→ DIRECTIVE:
Do not repeat pictures. Repeat exactly the lines of the listing below from its first line through the line with "xtick_vals = [0, 500, 1000, 1500, 2000]".

→ THE RECORDS:
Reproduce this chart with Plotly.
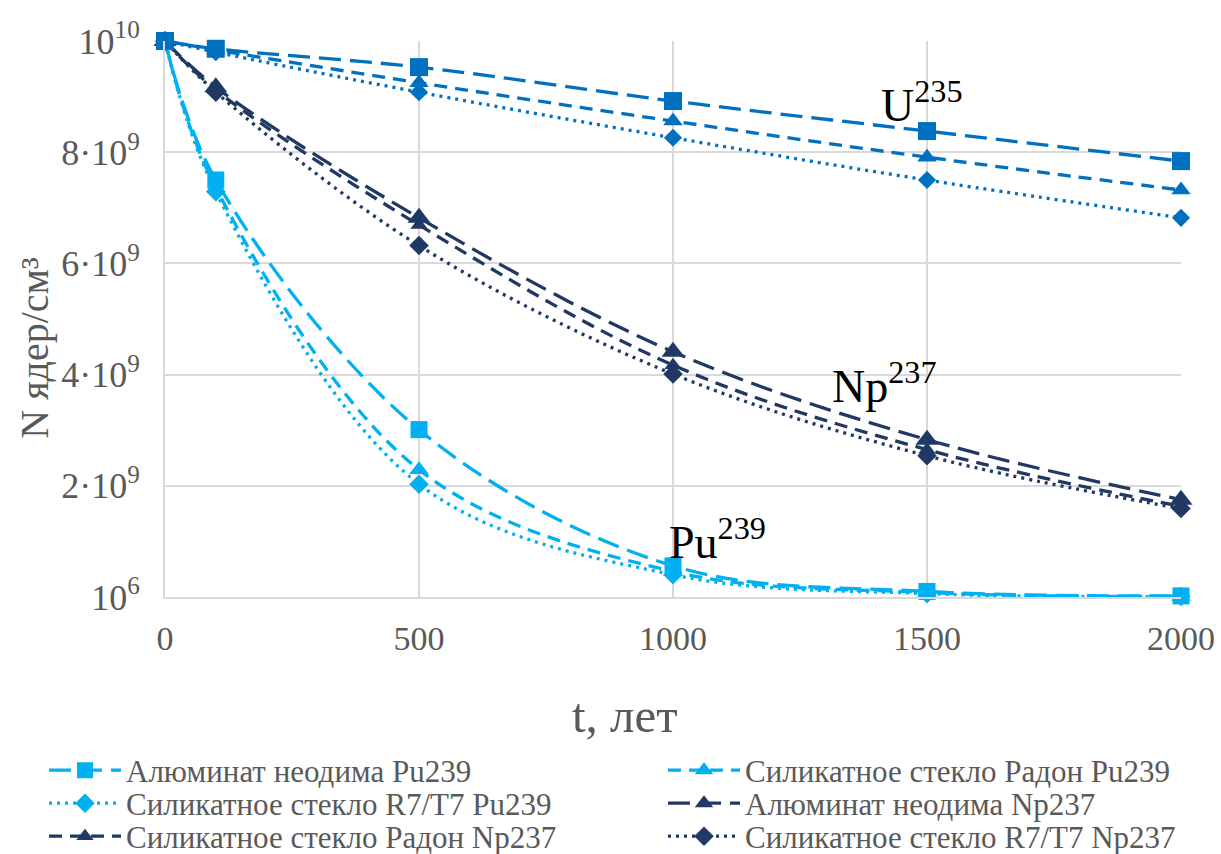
import plotly.graph_objects as go

t = [0, 100, 500, 1000, 1500, 2000]

# Pu239
pu_al = [1.0e10, 7.50e9, 3.01e9, 0.56e9, 0.10e9, 0.02e9]
pu_radon = [1.0e10, 7.36e9, 2.29e9, 0.46e9, 0.08e9, 0.01e9]
pu_r7 = [1.0e10, 7.29e9, 2.03e9, 0.40e9, 0.06e9, 0.01e9]
# Np237
np_al = [1.0e10, 9.17e9, 6.82e9, 4.41e9, 2.83e9, 1.75e9]
np_radon = [1.0e10, 9.12e9, 6.69e9, 4.17e9, 2.65e9, 1.63e9]
np_r7 = [1.0e10, 9.08e9, 6.32e9, 4.01e9, 2.54e9, 1.59e9]
# U235
u_al = [1.0e10, 9.86e9, 9.53e9, 8.92e9, 8.38e9, 7.84e9]
u_radon = [1.0e10, 9.84e9, 9.25e9, 8.56e9, 7.91e9, 7.32e9]
u_r7 = [1.0e10, 9.80e9, 9.08e9, 8.26e9, 7.50e9, 6.82e9]

names = {
    "pu_al": "Алюминат неодима Pu239",
    "pu_radon": "Силикатное стекло Радон Pu239",
    "pu_r7": "Силикатное стекло R7/T7 Pu239",
    "np_al": "Алюминат неодима Np237",
    "np_radon": "Силикатное стекло Радон Np237",
    "np_r7": "Силикатное стекло R7/T7 Np237",
    "u_al": "Алюминат неодима U235",
    "u_radon": "Силикатное стекло Радон U235",
    "u_r7": "Силикатное стекло R7/T7 U235",
}

ytick_vals = [0, 2e9, 4e9, 6e9, 8e9, 1e10]
ytick_text = ["10<sup>6</sup>", "2·10<sup>9</sup>", "4·10<sup>9</sup>",
              "6·10<sup>9</sup>", "8·10<sup>9</sup>", "10<sup>10</sup>"]
xtick_vals = [0, 500, 1000, 1500, 2000]

x_title = "t, лет"
y_title = "N ядер/см³"

C_PU = "#00B0F0"
C_NP = "#203864"
C_U = "#0070C0"
LONG = "22px,9px"
DASH = "13px,8px"
DOT = "3px,5px"

series = [
    ("pu_al", pu_al, C_PU, LONG, "square", 17, "legend", True),
    ("pu_radon", pu_radon, C_PU, DASH, "triangle-up", 17, "legend2", True),
    ("pu_r7", pu_r7, C_PU, DOT, "diamond", 15, "legend3", True),
    ("np_al", np_al, C_NP, LONG, "triangle-up", 20, "legend4", True),
    ("np_radon", np_radon, C_NP, DASH, "triangle-up", 15, "legend5", True),
    ("np_r7", np_r7, C_NP, DOT, "diamond", 15, "legend6", True),
    ("u_al", u_al, C_U, LONG, "square", 18, "legend", False),
    ("u_radon", u_radon, C_U, DASH, "triangle-up", 17, "legend", False),
    ("u_r7", u_r7, C_U, DOT, "diamond", 14, "legend", False),
]

fig = go.Figure()
for key, vals, col, dash, sym, size, leg, show in series:
    fig.add_trace(go.Scatter(
        x=t, y=vals, name=names[key], mode="lines+markers",
        line=dict(color=col, width=3.3, dash=dash, shape="spline", smoothing=1.0),
        marker=dict(symbol=sym, size=size, color=col),
        cliponaxis=False, legend=leg, showlegend=show,
    ))

FONT = "Liberation Serif, Times New Roman, serif"
GRAY = "#595959"

H = 854.0
W = 1221.0
legend_rows = [770.5, 803.5, 836.5]
legend_cols = [44, 663]
legend_ids = ["legend", "legend2", "legend3", "legend4", "legend5", "legend6"]
legend_layout = {}
for i, lid in enumerate(legend_ids):
    r, c = divmod(i, 2)
    legend_layout[lid] = dict(
        xref="container", yref="container",
        x=legend_cols[c] / W, y=1 - legend_rows[r] / H,
        xanchor="left", yanchor="middle", orientation="v",
        font=dict(size=31, color=GRAY, family=FONT), itemwidth=72,
        bgcolor="rgba(0,0,0,0)", borderwidth=0,
    )

fig.update_layout(
    width=1221, height=854,
    margin=dict(l=165, r=40, t=41, b=257, autoexpand=False),
    paper_bgcolor="white", plot_bgcolor="white",
    font=dict(family=FONT, color=GRAY, size=34),
    xaxis=dict(range=[0, 2000], tickvals=xtick_vals, showgrid=True,
               gridcolor="#D9D9D9", gridwidth=2, zeroline=False,
               showline=True, linecolor="#D9D9D9", linewidth=2,
               tickfont=dict(size=34, color=GRAY), ticks="", tickangle=0,
               automargin=False, ticklabelstandoff=10),
    yaxis=dict(range=[0, 1e10], tickvals=ytick_vals, ticktext=ytick_text,
               showgrid=True, gridcolor="#D9D9D9", gridwidth=2, zeroline=False,
               showline=True, linecolor="#D9D9D9", linewidth=2,
               tickfont=dict(size=36, color=GRAY), ticks="", automargin=False,
               ticklabelstandoff=16),
    showlegend=True,
    **legend_layout,
)

fig.add_annotation(x=(625 - 165) / 1016, y=(597.5 - 716) / 556.5, xref="paper", yref="paper",
                   xanchor="center", yanchor="middle",
                   text=x_title, showarrow=False,
                   font=dict(family=FONT, size=49, color=GRAY))
fig.add_annotation(x=(35 - 165) / 1016, y=(597.5 - 348) / 556.5, xref="paper", yref="paper",
                   xanchor="center", yanchor="middle",
                   text=y_title, showarrow=False, textangle=-90,
                   font=dict(family=FONT, size=40, color=GRAY))

ann_font = dict(family=FONT, size=46, color="black")
fig.add_annotation(x=1490, y=8.9e9, xref="x", yref="y", text="U<sup>235</sup>",
                   showarrow=False, font=ann_font)
fig.add_annotation(x=1417, y=3.85e9, xref="x", yref="y", text="Np<sup>237</sup>",
                   showarrow=False, font=ann_font)
fig.add_annotation(x=1087, y=1.05e9, xref="x", yref="y", text="Pu<sup>239</sup>",
                   showarrow=False, font=ann_font)

fig.write_html("out.html")
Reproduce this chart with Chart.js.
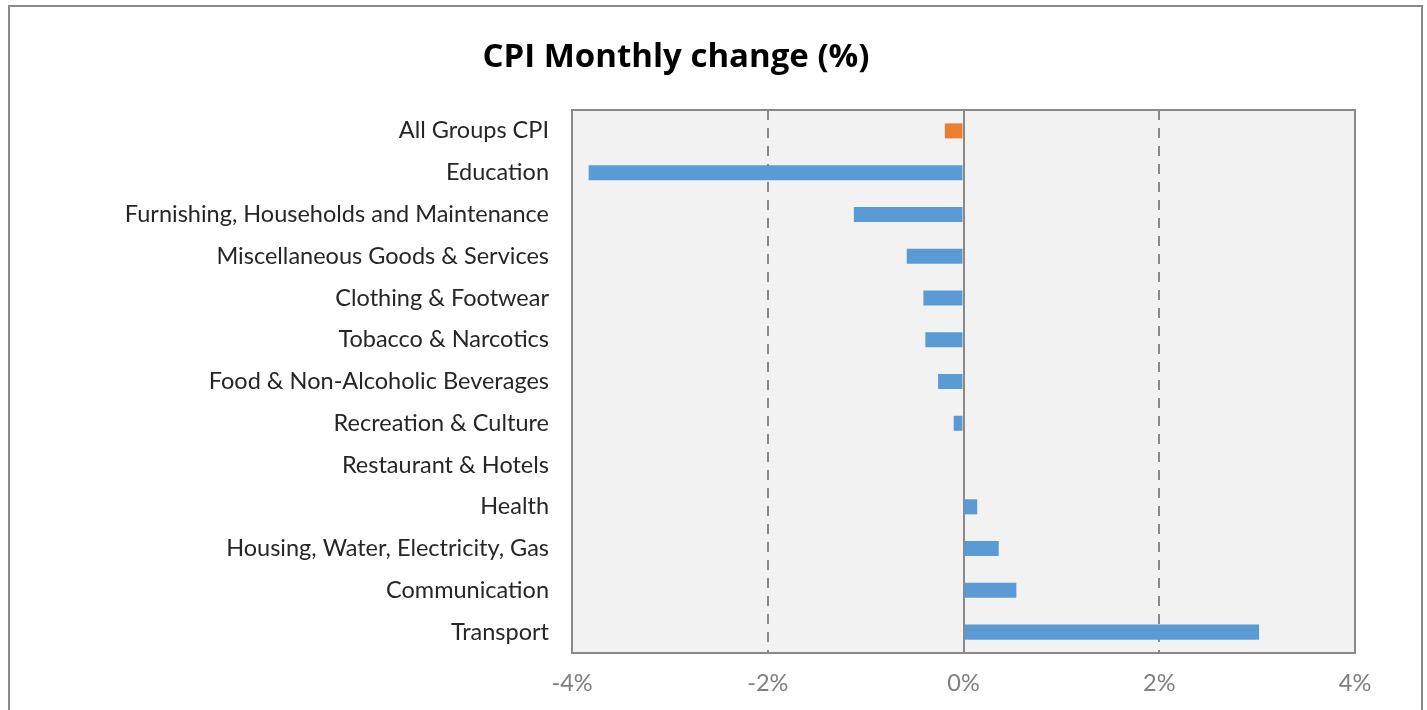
<!DOCTYPE html>
<html>
<head>
<meta charset="utf-8">
<script src="https://cdn.jsdelivr.net/npm/chart.js@4"></script>
<style>
    html, body { margin: 0; padding: 0; background: #fff; }
    #wrap { position: relative; width: 1427px; height: 710px; }
</style>
</head>
<body>
<div id="wrap"><canvas id="cpiChart" width="1427" height="710"></canvas></div>
<script>
// data
const categories = [
    "All Groups CPI",
    "Education",
    "Furnishing, Households and Maintenance",
    "Miscellaneous Goods & Services",
    "Clothing & Footwear",
    "Tobacco & Narcotics",
    "Food & Non-Alcoholic Beverages",
    "Recreation & Culture",
    "Restaurant & Hotels",
    "Health",
    "Housing, Water, Electricity, Gas",
    "Communication",
    "Transport"
];
const monthlyChange = [-0.19, -3.83, -1.12, -0.58, -0.41, -0.39, -0.26, -0.10, 0, 0.14, 0.36, 0.54, 3.02];
const xTicks = [-4, -2, 0, 2, 4];
const chartTitle = "CPI Monthly change (%)";

const BLUE = "#5b9bd5";
const ORANGE = "#ed7d31";
const LINE = "#898989";

// outer frame, plot background and plot border, title
const decor = {
    id: "decor",
    beforeDraw(chart) {
        const { ctx, chartArea: a } = chart;
        ctx.save();
        ctx.strokeStyle = LINE;
        ctx.lineWidth = 2;
        ctx.beginPath();
        ctx.moveTo(9, 720);
        ctx.lineTo(9, 6);
        ctx.lineTo(1422, 6);
        ctx.lineTo(1422, 720);
        ctx.stroke();
        ctx.fillStyle = "#f2f2f2";
        ctx.fillRect(a.left, a.top, a.right - a.left, a.bottom - a.top);
        ctx.fillStyle = "#000";
        ctx.font = "bold 33px 'Open Sans'";
        ctx.textAlign = "center";
        ctx.textBaseline = "middle";
        ctx.fillText(chartTitle, 676, 58);
        ctx.restore();
    },
    afterDraw(chart) {
        const { ctx, chartArea: a } = chart;
        ctx.save();
        ctx.strokeStyle = LINE;
        ctx.lineWidth = 2;
        ctx.strokeRect(a.left, a.top, a.right - a.left, a.bottom - a.top);
        ctx.restore();
    }
};

new Chart(document.getElementById("cpiChart"), {
    type: "bar",
    data: {
        labels: categories,
        datasets: [{
            data: monthlyChange,
            backgroundColor: categories.map((c, i) => i === 0 ? ORANGE : BLUE),
            borderWidth: 0,
            barPercentage: 0.6,
            categoryPercentage: 0.6
        }]
    },
    options: {
        indexAxis: "y",
        responsive: false,
        animation: false,
        layout: { padding: { left: 0, right: 72, top: 110, bottom: 0 } },
        plugins: {
            legend: { display: false },
            tooltip: { enabled: false }
        },
        scales: {
            x: {
                min: xTicks[0],
                max: xTicks[xTicks.length - 1],
                afterBuildTicks: scale => { scale.ticks = xTicks.map(v => ({ value: v })); },
                afterFit: scale => { scale.height = 57; },
                border: {
                    display: false,
                    dash: ctx => (ctx.tick && ctx.tick.value === 0) ? [] : [10, 8]
                },
                grid: {
                    drawTicks: false,
                    lineWidth: 2,
                    color: ctx => (ctx.tick && Math.abs(ctx.tick.value) === 4) ? "rgba(0,0,0,0)" : LINE
                },
                ticks: {
                    padding: 16,
                    color: "#7f7f7f",
                    font: { family: "Lato", size: 23.5 },
                    callback: v => v + "%"
                }
            },
            y: {
                afterFit: scale => { scale.width = 572; },
                border: { display: false },
                grid: { display: false, drawTicks: false },
                ticks: {
                    padding: 23,
                    color: "#262626",
                    font: { family: "Lato", size: 23.5 },
                    autoSkip: false
                }
            }
        }
    },
    plugins: [decor]
});
</script>
</body>
</html>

→ ANSWER TO THE EXERCISE:
Reproduce this chart with Plotly.
import plotly.graph_objects as go

t = [0, 100, 500, 1000, 1500, 2000]

# Pu239
pu_al = [1.0e10, 7.50e9, 3.01e9, 0.56e9, 0.10e9, 0.02e9]
pu_radon = [1.0e10, 7.36e9, 2.29e9, 0.46e9, 0.08e9, 0.01e9]
pu_r7 = [1.0e10, 7.29e9, 2.03e9, 0.40e9, 0.06e9, 0.01e9]
# Np237
np_al = [1.0e10, 9.17e9, 6.82e9, 4.41e9, 2.83e9, 1.75e9]
np_radon = [1.0e10, 9.12e9, 6.69e9, 4.17e9, 2.65e9, 1.63e9]
np_r7 = [1.0e10, 9.08e9, 6.32e9, 4.01e9, 2.54e9, 1.59e9]
# U235
u_al = [1.0e10, 9.86e9, 9.53e9, 8.92e9, 8.38e9, 7.84e9]
u_radon = [1.0e10, 9.84e9, 9.25e9, 8.56e9, 7.91e9, 7.32e9]
u_r7 = [1.0e10, 9.80e9, 9.08e9, 8.26e9, 7.50e9, 6.82e9]

names = {
    "pu_al": "Алюминат неодима Pu239",
    "pu_radon": "Силикатное стекло Радон Pu239",
    "pu_r7": "Силикатное стекло R7/T7 Pu239",
    "np_al": "Алюминат неодима Np237",
    "np_radon": "Силикатное стекло Радон Np237",
    "np_r7": "Силикатное стекло R7/T7 Np237",
    "u_al": "Алюминат неодима U235",
    "u_radon": "Силикатное стекло Радон U235",
    "u_r7": "Силикатное стекло R7/T7 U235",
}

ytick_vals = [0, 2e9, 4e9, 6e9, 8e9, 1e10]
ytick_text = ["10<sup>6</sup>", "2·10<sup>9</sup>", "4·10<sup>9</sup>",
              "6·10<sup>9</sup>", "8·10<sup>9</sup>", "10<sup>10</sup>"]
xtick_vals = [0, 500, 1000, 1500, 2000]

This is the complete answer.